Which of the following statements regarding interest rates and price fluctuations of debt securities are true?
Short-term prices fluctuate more than long-term prices.
Long-term prices fluctuate more than short-term prices.
Short-term interest rates fluctuate more than long-term rates.
Long-term interest rates fluctuate more than short-term rates.
Long-term prices fluctuate more than short-term prices.
Short-term interest rates fluctuate more than long-term rates.
Long-term bond prices move more in response to interest rate changes than short-term bond prices do because of the compounding effect of interest on bonds with longer maturities. Short-term interest rates fluctuate significantly in response to Federal Reserve Board actions and other changes in interest rates. Although long-term rates also respond and move in the same direction, their movements are not as large.
Your customer is a 66-year-old retired widower. He is seeking an investment of $50,000 that will keep pace with inflation. He currently survives on Social Security and a pension and is very risk averse. Which of the following do you recommend?
TIPS
TIPS is the only choice that keeps pace with inflation and also has the lowest default risk of the choices given.
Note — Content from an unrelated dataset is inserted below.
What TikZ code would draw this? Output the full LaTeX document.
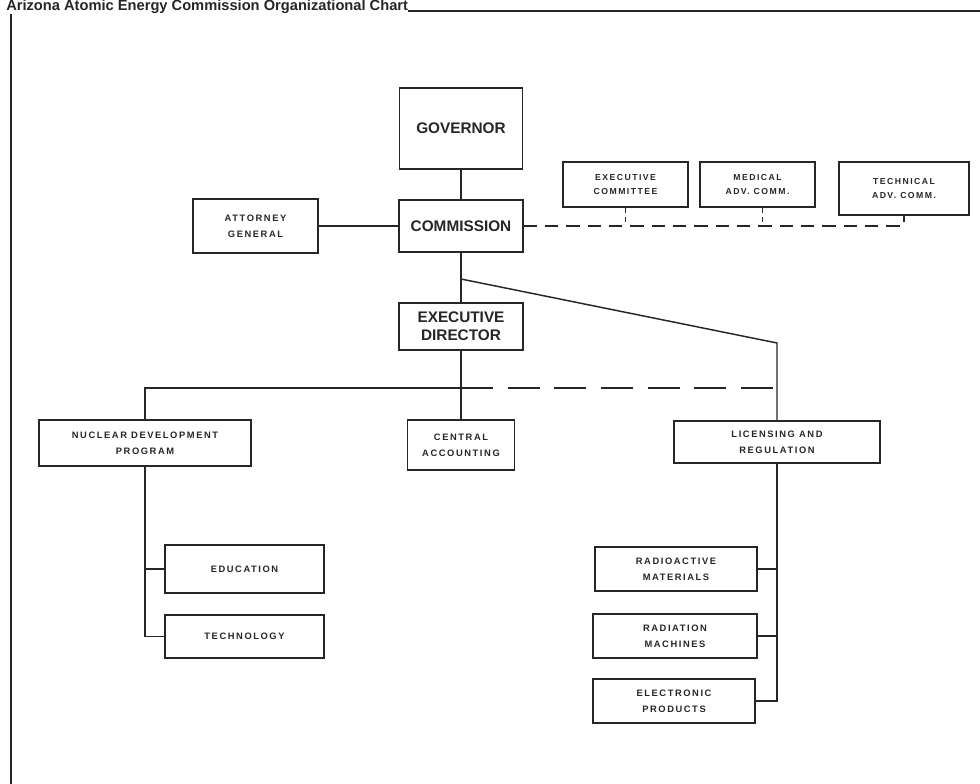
\documentclass[tikz,border=0pt]{standalone}
\usepackage{fontspec}
\setmainfont{Liberation Sans}
\newfontfamily\spc[LetterSpace=17]{Liberation Sans}
\usetikzlibrary{calc}
\definecolor{ink}{HTML}{262626}
\begin{document}
\begin{tikzpicture}[x=0.75pt,y=-0.75pt, color=ink,
  sz/.style 2 args={minimum width={#1*0.75pt}, minimum height={#2*0.75pt}},
  box/.style={draw=ink, line width=1.1pt, inner sep=0pt, align=center, text=ink},
  big/.style={box, font=\fontsize{11.5}{13.5}\selectfont\bfseries},
  sm/.style={box, font=\spc\fontsize{7}{12}\selectfont\bfseries},
  tiny/.style={box, font=\spc\fontsize{6.5}{11}\selectfont\bfseries},
  conn/.style={draw=ink, line width=1.1pt},
  dashA/.style={conn, dash pattern=on 10pt off 6pt},
  dashC/.style={conn, dash pattern=on 4pt off 3pt},
  dashB/.style={conn, dash pattern=on 24pt off 11pt}]
\useasboundingbox (0,0) rectangle (980,784);

% title and frame
\node[anchor=base west, inner sep=0pt, font=\fontsize{11}{13}\selectfont\bfseries] (title) at (6,11) {Arizona Atomic Energy Commission Organizational Chart};
\coordinate (tr) at (982,11);
\draw[conn] (title.base east) -- (title.base east -| tr);
\coordinate (bt) at (11,14);
\coordinate (bb) at (11,786);
\draw[conn] (bt) -- (bb);

% boxes
\node[big, sz={123}{81}] (gov) at (461,128.5) {GOVERNOR};
\node[big, sz={124}{52}] (comm) at (461,226) {COMMISSION};
\node[sm, sz={125}{54}] (att) at (255.5,226) {ATTORNEY\\GENERAL};
\node[big, sz={124}{47}] (exec) at (461,326.5) {EXECUTIVE\\DIRECTOR};
\node[tiny, sz={125}{45}] (ec) at (625.5,184.5) {EXECUTIVE\\COMMITTEE};
\node[tiny, sz={115}{45}] (med) at (757.5,184.5) {MEDICAL\\ADV. COMM.};
\node[tiny, sz={130}{53}] (tech) at (904,188.5) {TECHNICAL\\ADV. COMM.};
\node[sm, sz={212}{46}] (nuc) at (145,443) {NUCLEAR DEVELOPMENT\\PROGRAM};
\node[sm, sz={107}{50}] (cen) at (461,445) {CENTRAL\\ACCOUNTING};
\node[sm, sz={206}{42}] (lic) at (777,442) {LICENSING AND\\REGULATION};
\node[sm, sz={159}{48}] (edu) at (244.5,569) {EDUCATION};
\node[sm, sz={159}{43}] (techn) at (244.5,636.5) {TECHNOLOGY};
\node[sm, sz={162}{44}] (rad) at (676,569) {RADIOACTIVE\\MATERIALS};
\node[sm, sz={164}{44}] (radm) at (675,636) {RADIATION\\MACHINES};
\node[sm, sz={162}{44}] (elec) at (674,701) {ELECTRONIC\\PRODUCTS};

% solid connectors
\draw[conn] (gov.south) -- (comm.north);
\draw[conn] (att.east) -- (comm.west);
\draw[conn] (comm.south) -- (exec.north);
\coordinate (d1) at (461,279);
\coordinate (d2) at (777,343);
\draw[conn] (d1) -- (d2) -- (lic.north);
\draw[conn] (exec.south) -- (cen.north);
\coordinate (bus) at (461,388);
\draw[conn] (nuc.north) |- (bus);
\draw[conn] (nuc.south) |- (techn.west);
\draw[conn] (nuc.south |- edu.west) -- (edu.west);
\draw[conn] (lic.south) |- (elec.east);
\draw[conn] (rad.east) -- (rad.east -| lic.south);
\draw[conn] (radm.east) -- (radm.east -| lic.south);

% dashed connectors
\draw[dashB] (bus) -- (bus -| lic.north);
\draw[dashA] (comm.east) -- (comm.east -| tech.south) -- (tech.south);
\draw[dashC] (ec.south) -- (ec.south |- comm.east);
\coordinate (mt) at ($(med.south)+(5,0)$);
\draw[dashC] (mt) -- (mt |- comm.east);
\end{tikzpicture}
\end{document}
The biggest risk associated with a fixed annuity is that over time it won’t keep pace with inflation, and both the high-yield bond fund and the gold fund are too volatile for this risk-averse client.
Which of the following choices correctly ranks investment risk from lowest to highest?
A) Treasury bonds, municipal bonds, corporate bonds, common stock
B) Treasury bonds, corporate bonds, municipal bonds, common stock
C) Common stock, corporate bonds, municipal bonds, Treasury bonds
D) Common stock, municipal bonds, corporate bonds, Treasury bonds
Treasury bonds, municipal bonds, corporate bonds, common stock
Treasury bonds carry the lowest investment risk because they are backed in full by the U.S. government. Municipal bonds are next lowest because they are backed by the taxing authority and general revenues of issuing municipalities. Corporate bonds are the most risky debt instruments but are still backed by the full faith and credit of the issuer. Common stock has no promises associated with it, is junior in claim to all debt securities, and is, therefore, the riskiest investment.